Camp has been primarily brought into the mainstream by queer people, but campiness has also been used insidiously by the mainstream itself; Disney has a long history of queer-coded villains, and Jafar was among the most slithery and effeminate. As problematic as this was, it — including Iago, the sniping, put-upon animal sidekick — was ultimately what made Jafar so delightful to watch. Disney has tried to replace the queer-coding with a generic not-very-tragic backstory, and Iago is just a regular parrot. It’s possible that Disney saw live-action as a more appropriate medium to make a “straighter” villain without the comedic relief, but it’s just left Jafar without any personality to back up his evilness.

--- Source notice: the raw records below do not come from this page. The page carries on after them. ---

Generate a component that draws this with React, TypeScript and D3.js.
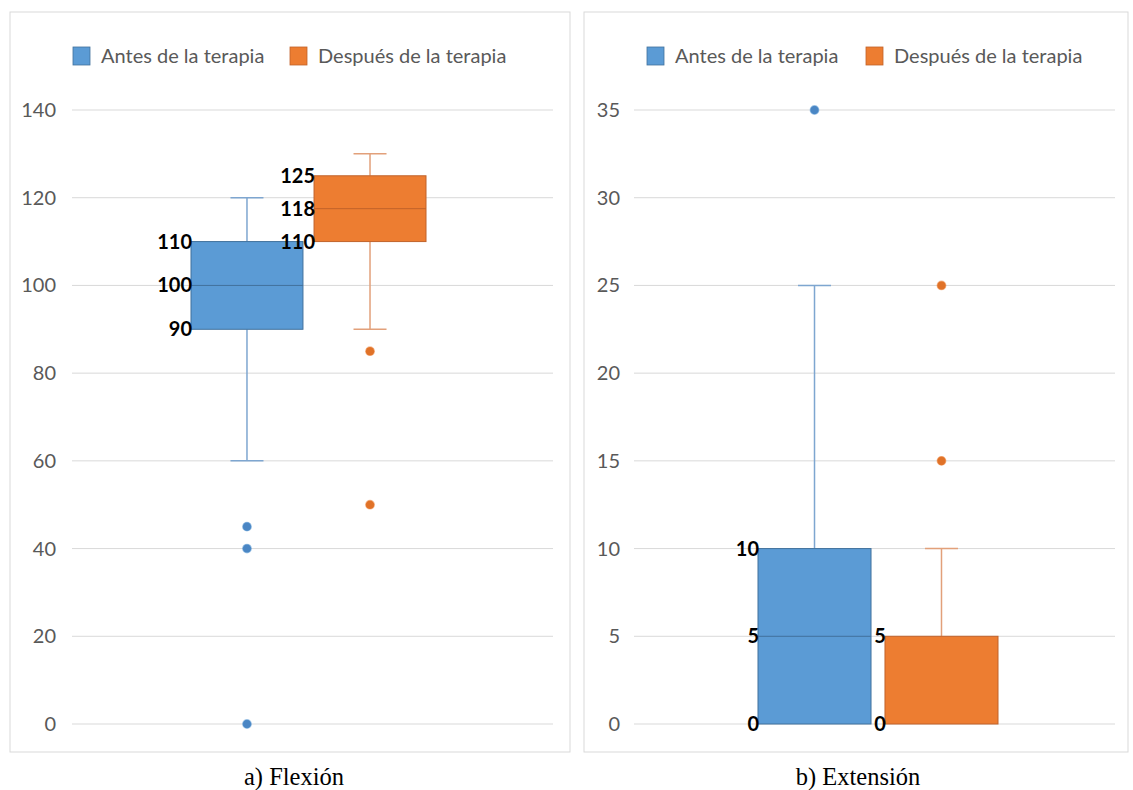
import React from "react";
import * as d3 from "d3";

// ---------- DATA ----------
const seriesNames = ["Antes de la terapia", "Después de la terapia"];
const seriesColors = ["#5B9BD5", "#ED7D31"];
const seriesStrokes = ["#41719C", "#C0622A"];
const whiskerColors = ["#7EA6D0", "#E2A07A"];
const dotColors = ["#4A86C4", "#E07228"];

// Flexión
const flexTicks = [0, 20, 40, 60, 80, 100, 120, 140];
const flexQ1 = [90, 110];
const flexMedian = [100, 117.5];
const flexQ3 = [110, 125];
const flexWhiskerLow = [60, 90];
const flexWhiskerHigh = [120, 130];
const flexOutliers = [[45, 40, 0], [85, 50]];
const flexLabels = [["110", "100", "90"], ["125", "118", "110"]];

// Extensión
const extTicks = [0, 5, 10, 15, 20, 25, 30, 35];
const extQ1 = [0, 0];
const extMedian = [5, 0];
const extQ3 = [10, 5];
const extWhiskerLow = [0, 0];
const extWhiskerHigh = [25, 10];
const extOutliers = [[35], [15, 25]];
const extLabels = [["10", "5", "0"], ["5", "", "0"]];

const captions = ["a) Flexión", "b) Extensión"];

const FONT = "Lato, 'Open Sans', sans-serif";

type PanelProps = {
  px: number; pw: number;
  plotL: number; plotR: number;
  boxL: number; boxR: number; pad: number;
  ticks: number[]; tickX: number;
  q1: number[]; med: number[]; q3: number[]; wl: number[]; wh: number[];
  outliers: number[][]; labels: string[][];
  legendX: number[];
  caption: string; captionX: number;
};

function Panel(p: PanelProps) {
  const y = d3.scaleLinear().domain([0, d3.max(p.ticks)!]).range([724, 110]);
  const x = d3.scaleBand<string>().domain(seriesNames).range([p.boxL, p.boxR]).paddingInner(p.pad);
  const bw = x.bandwidth();
  const capW = 33;
  return (
    <g>
      <rect x={p.px} y={12} width={p.pw} height={740} fill="#fff" stroke="#D9D9D9" strokeWidth={1} />
      {/* legend */}
      {seriesNames.map((s, i) => (
        <g key={s}>
          <rect x={p.legendX[i]} y={47} width={17} height={18} fill={seriesColors[i]} stroke={seriesStrokes[i]} strokeWidth={0.8} />
          <text x={p.legendX[i] + 28} y={63} fontFamily={FONT} fontSize={20} fill="#595959">{s}</text>
        </g>
      ))}
      {/* grid + ticks */}
      {p.ticks.map((t) => (
        <g key={t}>
          <line x1={p.plotL} x2={p.plotR} y1={y(t)} y2={y(t)} stroke="#D9D9D9" strokeWidth={1} />
          <text x={p.tickX} y={y(t) + 7} textAnchor="end" fontFamily={FONT} fontSize={20} fill="#595959">{t}</text>
        </g>
      ))}
      {seriesNames.map((s, i) => {
        const x0 = x(s)!;
        const cx = x0 + bw / 2;
        return (
          <g key={s}>
            {/* whiskers */}
            {p.wh[i] > p.q3[i] && (
              <g stroke={whiskerColors[i]} strokeWidth={1.5}>
                <line x1={cx} x2={cx} y1={y(p.q3[i])} y2={y(p.wh[i])} />
                <line x1={cx - capW / 2} x2={cx + capW / 2} y1={y(p.wh[i])} y2={y(p.wh[i])} />
              </g>
            )}
            {p.wl[i] < p.q1[i] && (
              <g stroke={whiskerColors[i]} strokeWidth={1.5}>
                <line x1={cx} x2={cx} y1={y(p.q1[i])} y2={y(p.wl[i])} />
                <line x1={cx - capW / 2} x2={cx + capW / 2} y1={y(p.wl[i])} y2={y(p.wl[i])} />
              </g>
            )}
            {/* box */}
            <rect x={x0} y={y(p.q3[i])} width={bw} height={y(p.q1[i]) - y(p.q3[i])} fill={seriesColors[i]} stroke={seriesStrokes[i]} strokeWidth={1} />
            {p.med[i] > p.q1[i] && (
              <line x1={x0} x2={x0 + bw} y1={y(p.med[i])} y2={y(p.med[i])} stroke={seriesStrokes[i]} strokeWidth={1} />
            )}
            {/* outliers */}
            {p.outliers[i].map((v, k) => (
              <circle key={k} cx={cx} cy={y(v)} r={4.3} fill={dotColors[i]} stroke={seriesColors[i]} strokeOpacity={0.5} strokeWidth={1.2} />
            ))}
            {/* labels */}
            {[p.q3[i], p.med[i], p.q1[i]].map((v, k) =>
              p.labels[i][k] ? (
                <text key={k} x={x0 + 1} y={y(v) + 7} textAnchor="end" fontFamily={FONT} fontWeight="bold" fontSize={20} fill="#000">{p.labels[i][k]}</text>
              ) : null
            )}
          </g>
        );
      })}
      <text x={p.captionX} y={785} textAnchor="middle" fontFamily="'Liberation Serif', 'Times New Roman', serif" fontSize={24.5} fill="#000">{p.caption}</text>
    </g>
  );
}

export default function App() {
  return (
    <svg width={1133} height={790} style={{ position: "absolute", left: 0, top: 0, background: "#fff" }}>
      <Panel px={10} pw={560} plotL={72} plotR={553} boxL={191} boxR={426} pad={0.09}
        ticks={flexTicks} tickX={56}
        q1={flexQ1} med={flexMedian} q3={flexQ3} wl={flexWhiskerLow} wh={flexWhiskerHigh}
        outliers={flexOutliers} labels={flexLabels}
        legendX={[73, 290]} caption={captions[0]} captionX={294} />
      <Panel px={584} pw={544} plotL={634} plotR={1115} boxL={758} boxR={998} pad={0.11}
        ticks={extTicks} tickX={620}
        q1={extQ1} med={extMedian} q3={extQ3} wl={extWhiskerLow} wh={extWhiskerHigh}
        outliers={extOutliers} labels={extLabels}
        legendX={[647, 866]} caption={captions[1]} captionX={858} />
    </svg>
  );
}
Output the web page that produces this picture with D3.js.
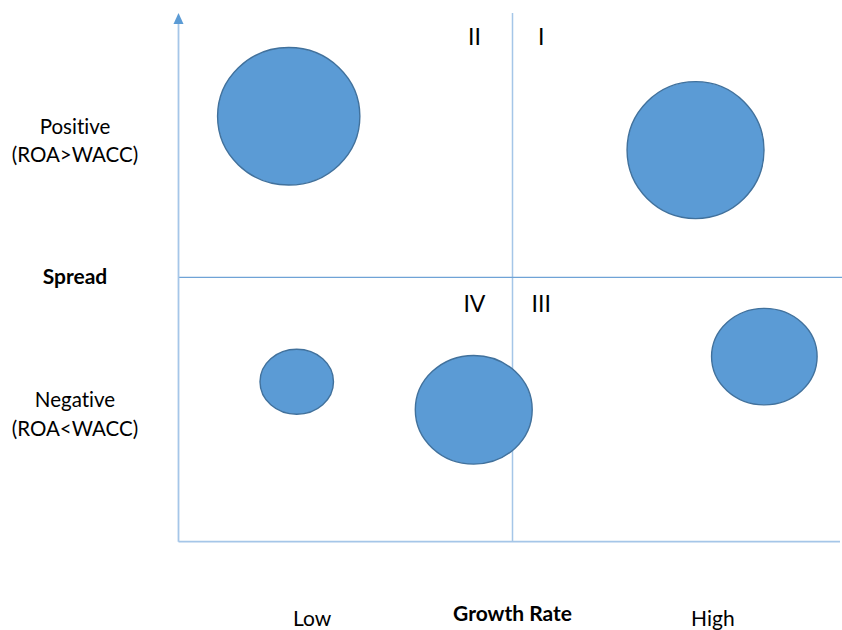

The rest of the movie is unsurprisingly unmotivated, with a few insignificant plot changes made to modernize some problematic tropes. This is fine, but if anyone thought of a way to make those changes better suit the movie at the same time, it didn’t stick.  In Aladdin, Disney has adopted the aesthetics of camp and the Bollywood film, but failed to engage with the conventions necessary to make the aesthetic work, which all boil down to sincerity, unselfconsciousness, and willingness to be whimsical. This fear of commitment to the unrealistic is maybe exemplified by how, instead of remaining a powerful genie after being freed, Will Smith’s genie turns into a human. Where the framework was laid for something fanciful to be left open, it was instead closed off and made mundane. The new Aladdin is the Prince Ali to the original Aladdin’s Aladdin; showy and schlocky, but ultimately, not good enough to warrant being its own thing.